C’est aussi pour dire que nous sommes là, donc vous pouvez compter sur nous. C’est pour dire que nous avons toujours été là aussi ; On ne va pas se décourager, on ne va pas lâcher, exactement comme les gens de chez nous, lorsqu’il y a un cyclone et que leur maison part en ruine, les gens se réveillent et se disent : on est encore en vie, donc on continue. Dans une de nos chansons de l’album, on rend hommage aux gens de chez nous qui ont toujours eu la force et le courage de se sortir des pires moments.
Sur la pochette de votre album, on vous voit adossé à un mur. Pourquoi cette image ?
C’est à Sainte-Marie. C’est une image qui raconte un moment de Kassav aux Antilles, ce n’est pas une pose pour une pochette. Je ne voulais pas une photo posée, mais plutôt une attitude, et Kassav étant un groupe simple dans sa façon de fonctionner, il peut aussi se retrouver sur un vieux mur et en faire une photo. On en avait marre des images carte postales : il y a une réalité qui est dure, une histoire qui est douloureuse et nous avons autre chose à raconter que les cocotiers. J’aime les cocotiers, les beaux paysages, ça ne me gêne pas, mais l’idée qu’on se fait de moi me fatigue parce qu’il y a autre chose à dire.
Revenons à notre discussion sur le zouk mélangé à d’autres musiques comme le Rn’B.
Je n’ai rien contre le zouk Rn’B, parce qu’on peut considérer que c’est un essai. C’est Jean-Michel Rotin qui en a eu l’idée. Maintenant, la question est : lorsqu’on décide de faire du zouk Rn’b et d’en faire un style, on va où après ? Comment ce style va-t-il évoluer ? Après le zouk Rn’B, que fait-on ?
A chaque génération sa création…
Je suis d’accord.
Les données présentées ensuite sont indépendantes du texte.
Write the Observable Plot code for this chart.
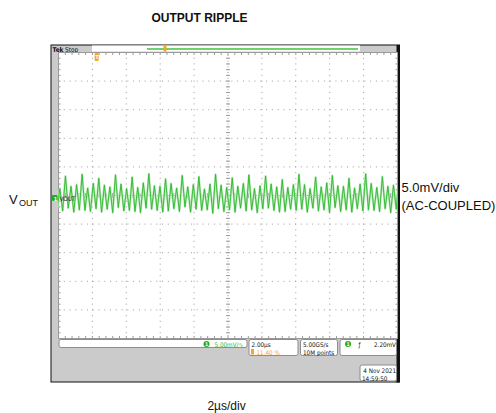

Mais il y a plein de créations qui ont existé et qui ont disparu. Et qu’est ce qu’on fait du zouk ? On l’enterre ? On n’a enterré ni le reggae ni la salsa. Pourquoi on enterrerait le zouk ? Pourquoi ?
Personne ne l’enterre !
Si ! Oui ! Oui ! C’est un enterrement  » first class « . Je suis désolée, Kassav ne l’enterre pas. Tout le monde dit :  » oui, mais il faut que ça progresse.  » La progression, c’est quoi ? Aller vers la mondialisation ? Faire de la musique américaine ? Moi j’aime la musique américaine, je l’achète. Je ne suis pas contre le zouk Rn’b, je le répète. Je dis simplement, que si on parle évolution, on ne prend pas deux machins pour en faire un truc collé. Ils le font parce que justement le zouk est décrié partout. Il n’existe pas sur les médias, au contraire de la musique américaine. Donc, automatiquement, plutôt que de rendre la nôtre plus forte, on préfère prendre celle de l’autre, qu’on considère plus forte. Parce qu’on dénigre ce qu’on a chez nous, on va chercher la musique américaine, et on dit qu’on est à la mode maintenant, c’est la mode des jeunes. Où va-t-on après ? La mondialisation ! Pour moi, la mondialisation culturelle est un appauvrissement.
Y a-t-il un groupe aussi fort que Kassav aujourd’hui pour lutter ?
Oui. Kassav n’est pas un groupe unique. Kassav n’a pas le monopole de la création. Comment peut-on faire pour inverser les choses ? On nous a tellement dit qu’on était incapable de réfléchir qu’on finit par le croire. Alors on fait ce qu’on nous dit de faire : on part dans la mondialisation. Plus il y a un vent qui souffle dans une direction, plus j’enfonce mes racines, parce que je n’ai pas le choix, si je veux exister. Parce que si nous ne le faisons pas, nous allons disparaître. Nous sommes encore trop faibles. Je ne fais ni du racisme, ni du militantisme : je suis, je sais qui je suis, je veux rester qui je suis, en mieux, donc j’invite les gens à faire comme moi, parce que c’est la meilleure chose que nous avons à offrir au reste du monde. Le meilleur, c’est nous-mêmes.